Repeat exactly, and only, the lines from the one that contains "Recreate this image" to the one that contains "plt.rcParams['font.family'] = ['Liberation", both ends included. Omit every picture.

[Start Material provided]

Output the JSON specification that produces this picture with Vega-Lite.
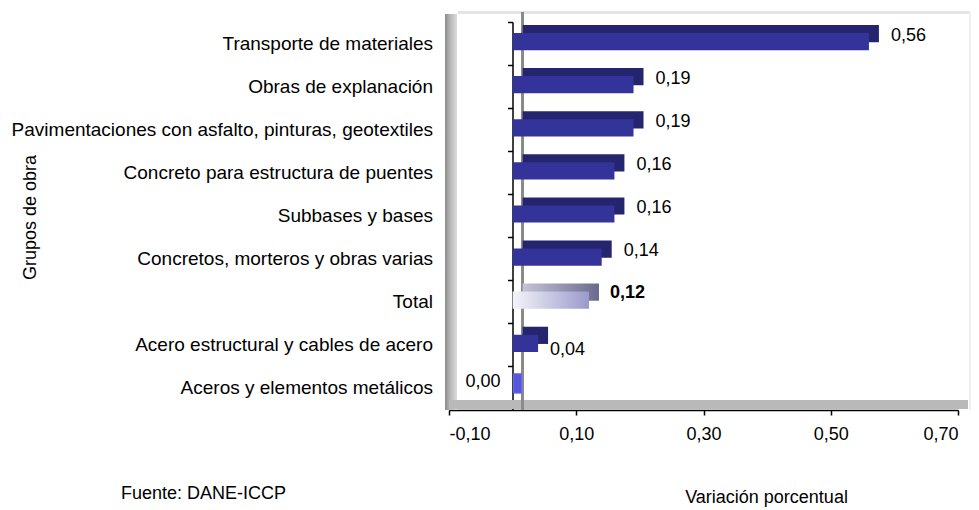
{
  "$schema": "https://vega.github.io/schema/vega-lite/v6.json",
  "width": 509,
  "height": 388,
  "autosize": {"type": "none"},
  "padding": {"left": 449, "top": 22, "right": 21, "bottom": 100},
  "background": "white",
  "title": {
    "text": "Fuente: DANE-ICCP",
    "orient": "bottom",
    "anchor": "start",
    "frame": "group",
    "dx": -328,
    "dy": -16,
    "baseline": "middle",
    "font": "Liberation Sans",
    "fontSize": 18,
    "fontWeight": "normal",
    "color": "black"
  },
  "data": {
    "values": [
      {"grupo": "Transporte de materiales", "valor": 0.56},
      {"grupo": "Obras de explanación", "valor": 0.19},
      {"grupo": "Pavimentaciones con asfalto, pinturas, geotextiles", "valor": 0.19},
      {"grupo": "Concreto para estructura de puentes", "valor": 0.16},
      {"grupo": "Subbases y bases", "valor": 0.16},
      {"grupo": "Concretos, morteros y obras varias", "valor": 0.14},
      {"grupo": "Total", "valor": 0.12},
      {"grupo": "Acero estructural y cables de acero", "valor": 0.04},
      {"grupo": "Aceros y elementos metálicos", "valor": 0.0}
    ]
  },
  "encoding": {
    "y": {
      "field": "grupo",
      "type": "nominal",
      "sort": null,
      "scale": {
        "paddingInner": 0,
        "paddingOuter": 0,
        "domain": [
          "Transporte de materiales",
          "Obras de explanación",
          "Pavimentaciones con asfalto, pinturas, geotextiles",
          "Concreto para estructura de puentes",
          "Subbases y bases",
          "Concretos, morteros y obras varias",
          "Total",
          "Acero estructural y cables de acero",
          "Aceros y elementos metálicos"
        ]
      },
      "axis": {
        "title": "Grupos de obra",
        "titleX": -482,
        "titleY": 195,
        "titleAngle": -90,
        "titleAlign": "center",
        "titleBaseline": "middle",
        "offset": -63.5,
        "bandPosition": 0,
        "tickSize": 5,
        "labelPadding": 75,
        "labelLimit": 1000,
        "labelFontSize": 19
      }
    }
  },
  "layer": [
    {
      "mark": {"type": "rect", "color": {"gradient": "linear", "x1": 0, "x2": 1, "y1": 0, "y2": 0, "stops": [{"offset": 0, "color": "#8c8c8c"}, {"offset": 0.4, "color": "#b4b4b4"}, {"offset": 1, "color": "#dcdcdc"}]}, "xOffset": -4, "x2Offset": 8, "yOffset": -8, "y2Offset": -10},
      "encoding": {"x": {"datum": -0.1, "type": "quantitative"}, "x2": {"datum": -0.1}, "y": null}
    },
    {
      "mark": {"type": "rule", "color": "#b9b9b9", "strokeWidth": 8, "yOffset": 16, "x2Offset": 10},
      "encoding": {"x": {"datum": -0.1, "type": "quantitative"}, "x2": {"datum": 0.7}, "y": {"datum": "Aceros y elementos metálicos"}}
    },
    {
      "mark": {"type": "rule", "color": "#e4e4e4", "strokeWidth": 2, "yOffset": -31, "xOffset": 9, "x2Offset": 12},
      "encoding": {"x": {"datum": -0.1, "type": "quantitative"}, "x2": {"datum": 0.7}, "y": {"datum": "Transporte de materiales"}}
    },
    {
      "mark": {"type": "rule", "color": "#efefef", "strokeWidth": 2, "xOffset": 12, "yOffset": -10, "y2Offset": -12},
      "encoding": {"x": {"datum": 0.7, "type": "quantitative"}, "y": null}
    },
    {
      "mark": {"type": "rule", "color": "#8a8a8a", "strokeWidth": 2, "xOffset": 10, "yOffset": -10, "y2Offset": -12},
      "encoding": {"x": {"datum": 0, "type": "quantitative"}, "y": null}
    },
    {
      "transform": [{"filter": "datum.grupo != 'Total'"}],
      "mark": {"type": "bar", "color": "#25256f", "height": {"band": 0.4}, "xOffset": 10, "x2Offset": 10, "yOffset": -10},
      "encoding": {"x": {"field": "valor", "type": "quantitative", "scale": {"domain": [-0.1, 0.7]}, "axis": {"values": [-0.1, 0.1, 0.3, 0.5, 0.7], "format": ".2f", "title": "Variación porcentual", "titleX": 317, "titleY": 87, "titleBaseline": "middle", "tickSize": 5, "labelPadding": 10, "grid": false}}, "x2": {"datum": 0}}
    },
    {
      "transform": [{"filter": "datum.grupo == 'Total'"}],
      "mark": {"type": "bar", "height": {"band": 0.4}, "xOffset": 10, "x2Offset": 10, "yOffset": -10, "color": {"gradient": "linear", "x1": 0, "x2": 1, "y1": 0, "y2": 0, "stops": [{"offset": 0, "color": "#c4c4d6"}, {"offset": 1, "color": "#6a6a8e"}]}},
      "encoding": {"x": {"field": "valor", "type": "quantitative"}, "x2": {"datum": 0}}
    },
    {
      "transform": [{"filter": "datum.grupo != 'Total'"}],
      "mark": {"type": "bar", "color": "#333399", "height": {"band": 0.4}, "yOffset": -2},
      "encoding": {"x": {"field": "valor", "type": "quantitative"}, "x2": {"datum": 0}}
    },
    {
      "transform": [{"filter": "datum.grupo == 'Total'"}],
      "mark": {"type": "bar", "height": {"band": 0.4}, "yOffset": -2, "color": {"gradient": "linear", "x1": 0, "x2": 1, "y1": 0, "y2": 0, "stops": [{"offset": 0, "color": "#f4f4fa"}, {"offset": 1, "color": "#9a9acb"}]}},
      "encoding": {"x": {"field": "valor", "type": "quantitative"}, "x2": {"datum": 0}}
    },
    {
      "transform": [{"filter": "datum.valor == 0"}],
      "mark": {"type": "bar", "height": {"band": 0.45}, "yOffset": -5, "xOffset": 1, "x2Offset": 9, "color": "#5555dd", "stroke": "#6a6af0", "strokeWidth": 1},
      "encoding": {"x": {"field": "valor", "type": "quantitative"}, "x2": {"datum": 0}}
    },
    {
      "transform": [{"filter": "datum.grupo != 'Total' && datum.valor > 0.05"}],
      "mark": {"type": "text", "align": "left", "baseline": "middle", "dx": 22, "dy": -8, "fontSize": 18, "font": "Liberation Sans", "color": "black"},
      "encoding": {"x": {"field": "valor", "type": "quantitative"}, "text": {"field": "valor", "type": "quantitative", "format": ".2f"}}
    },
    {
      "transform": [{"filter": "datum.grupo == 'Total'"}],
      "mark": {"type": "text", "align": "left", "baseline": "middle", "dx": 21, "dy": -9, "fontSize": 18, "fontWeight": "bold", "font": "Liberation Sans", "color": "black"},
      "encoding": {"x": {"field": "valor", "type": "quantitative"}, "text": {"field": "valor", "type": "quantitative", "format": ".2f"}}
    },
    {
      "transform": [{"filter": "datum.valor > 0 && datum.valor <= 0.05"}],
      "mark": {"type": "text", "align": "left", "baseline": "middle", "dx": 12, "dy": 5, "fontSize": 18, "font": "Liberation Sans", "color": "black"},
      "encoding": {"x": {"field": "valor", "type": "quantitative"}, "text": {"field": "valor", "type": "quantitative", "format": ".2f"}}
    },
    {
      "transform": [{"filter": "datum.valor == 0"}],
      "mark": {"type": "text", "align": "right", "baseline": "middle", "dx": -12, "dy": -6, "fontSize": 18, "font": "Liberation Sans", "color": "black"},
      "encoding": {"x": {"field": "valor", "type": "quantitative"}, "text": {"field": "valor", "type": "quantitative", "format": ".2f"}}
    }
  ],
  "config": {
    "locale": {"number": {"decimal": ",", "thousands": ".", "grouping": [3], "currency": ["$", ""], "minus": "-"}},
    "view": {"stroke": null},
    "axis": {
      "labelFont": "Liberation Sans",
      "titleFont": "Liberation Sans",
      "labelFontSize": 18,
      "titleFontSize": 18,
      "titleFontWeight": "normal",
      "labelColor": "black",
      "titleColor": "black",
      "domainColor": "black",
      "tickColor": "black",
      "domainWidth": 1.5,
      "tickWidth": 1.5,
      "grid": false
    }
  }
}
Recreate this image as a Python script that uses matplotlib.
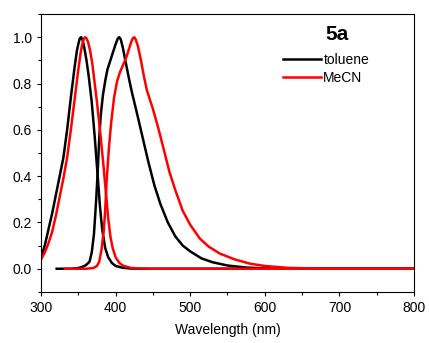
import matplotlib
matplotlib.use("Agg")
import matplotlib.pyplot as plt
from matplotlib.ticker import MultipleLocator

plt.rcParams['font.family'] = ['Liberation Sans', 'DejaVu Sans']

# toluene (black) absorption
tol_abs_x = [300, 305, 310, 315, 320, 325, 330, 335, 340, 345, 348, 350, 352, 354, 356,
             358, 361, 364, 368, 372, 376, 379, 382, 386, 390, 395, 400, 410, 420, 430, 800]
tol_abs_y = [0.05, 0.1, 0.17, 0.24, 0.32, 0.4, 0.48, 0.6, 0.74, 0.87, 0.94, 0.97, 0.995,
             1.0, 0.985, 0.955, 0.9, 0.83, 0.72, 0.57, 0.4, 0.27, 0.17, 0.09, 0.05,
             0.025, 0.012, 0.004, 0.001, 0.0, 0.0]

# toluene (black) emission
tol_em_x = [321, 340, 350, 355, 360, 365, 368, 371, 374, 376, 378, 380, 383, 386, 389,
            393, 397, 400, 403, 405, 407, 410, 413, 418, 422, 428, 436, 444, 452, 460,
            470, 480, 490, 500, 515, 530, 550, 575, 600, 650, 800]
tol_em_y = [0.0, 0.0, 0.003, 0.008, 0.015, 0.03, 0.07, 0.15, 0.3, 0.42, 0.56, 0.66, 0.75,
            0.81, 0.86, 0.9, 0.94, 0.97, 0.995, 1.0, 0.99, 0.95, 0.9, 0.82, 0.76, 0.68,
            0.57, 0.46, 0.36, 0.28, 0.2, 0.14, 0.1, 0.075, 0.045, 0.028, 0.014, 0.005,
            0.002, 0.0, 0.0]

# MeCN (red) absorption
mecn_abs_x = [300, 305, 310, 315, 320, 325, 330, 335, 340, 345, 350, 353, 355, 357, 359,
              361, 363, 366, 369, 372, 375, 379, 383, 387, 390, 393, 396, 400, 405, 410,
              420, 430, 450, 800]
mecn_abs_y = [0.04, 0.07, 0.11, 0.16, 0.23, 0.31, 0.39, 0.48, 0.6, 0.73, 0.86, 0.93, 0.965,
              0.99, 1.0, 0.995, 0.98, 0.94, 0.88, 0.8, 0.72, 0.6, 0.47, 0.33, 0.22, 0.14,
              0.09, 0.05, 0.025, 0.013, 0.004, 0.001, 0.0, 0.0]

# MeCN (red) emission
mecn_em_x = [332, 360, 370, 375, 378, 381, 384, 386, 388, 391, 394, 398, 402, 406, 410,
             414, 418, 421, 423, 425, 427, 430, 434, 438, 442, 446, 450, 457, 465, 472,
             480, 490, 500, 513, 525, 540, 560, 580, 600, 630, 680, 800]
mecn_em_y = [0.0, 0.0, 0.003, 0.012, 0.03, 0.08, 0.16, 0.25, 0.38, 0.52, 0.63, 0.74, 0.81,
             0.85, 0.88, 0.91, 0.95, 0.98, 0.995, 1.0, 0.99, 0.96, 0.9, 0.83, 0.77, 0.73,
             0.69, 0.61, 0.51, 0.42, 0.34, 0.25, 0.19, 0.13, 0.095, 0.065, 0.04, 0.022,
             0.012, 0.004, 0.0, 0.0]

fig = plt.figure(figsize=(4.29, 3.43), dpi=100)
ax = fig.add_axes([0.0956, 0.149, 0.8694, 0.810])

ax.plot(tol_abs_x, tol_abs_y, color='black', lw=1.8, label='toluene')
ax.plot(tol_em_x, tol_em_y, color='black', lw=1.8)
ax.plot(mecn_abs_x, mecn_abs_y, color='red', lw=1.8, label='MeCN')
ax.plot(mecn_em_x, mecn_em_y, color='red', lw=1.8)

ax.set_xlim(300, 800)
ax.set_ylim(-0.1, 1.1)
ax.xaxis.set_major_locator(MultipleLocator(100))
ax.xaxis.set_minor_locator(MultipleLocator(50))
ax.yaxis.set_major_locator(MultipleLocator(0.2))
ax.yaxis.set_minor_locator(MultipleLocator(0.1))
ax.yaxis.set_major_formatter(plt.FormatStrFormatter('%.1f'))
ax.tick_params(which='major', direction='out', length=3, width=0.8, labelsize=10)
ax.tick_params(which='minor', direction='out', length=2.5, width=0.8)
ax.set_xlabel('Wavelength (nm)', fontsize=10, labelpad=6)

ax.text(0.793, 0.928, '5a', transform=ax.transAxes, fontsize=15, fontweight='bold',
        ha='center', va='center')
ax.legend(loc='upper left', bbox_to_anchor=(0.649, 0.86), frameon=False,
          fontsize=10, handlelength=2.7, handletextpad=0.2, labelspacing=0.3,
          borderaxespad=0, borderpad=0)

fig.savefig('out.png', dpi=100)
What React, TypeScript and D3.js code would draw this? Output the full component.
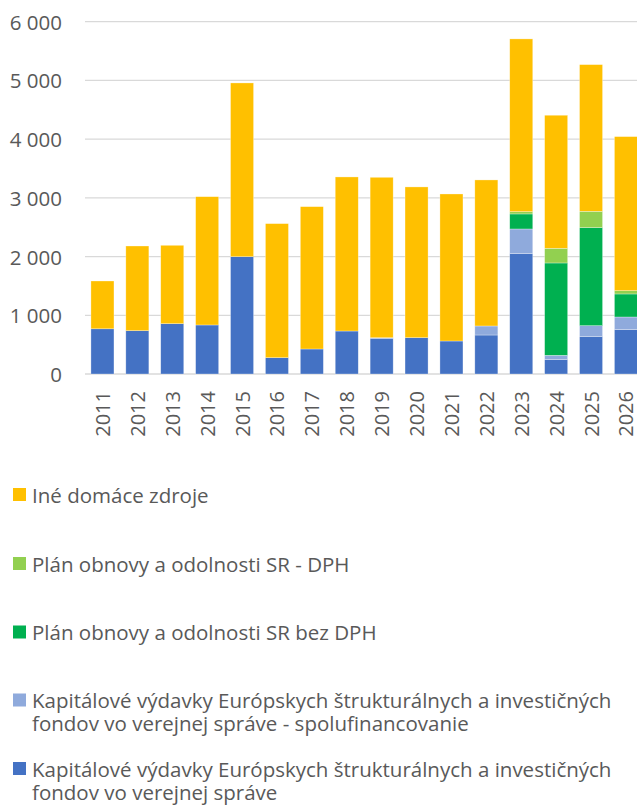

[End Material provided]

#### Response to this exercise
Recreate this image as a Python script that uses matplotlib.
import matplotlib
matplotlib.use("Agg")
import matplotlib.pyplot as plt
from matplotlib.ticker import MultipleLocator

plt.rcParams['font.family'] = ['Liberation Sans', 'DejaVu Sans']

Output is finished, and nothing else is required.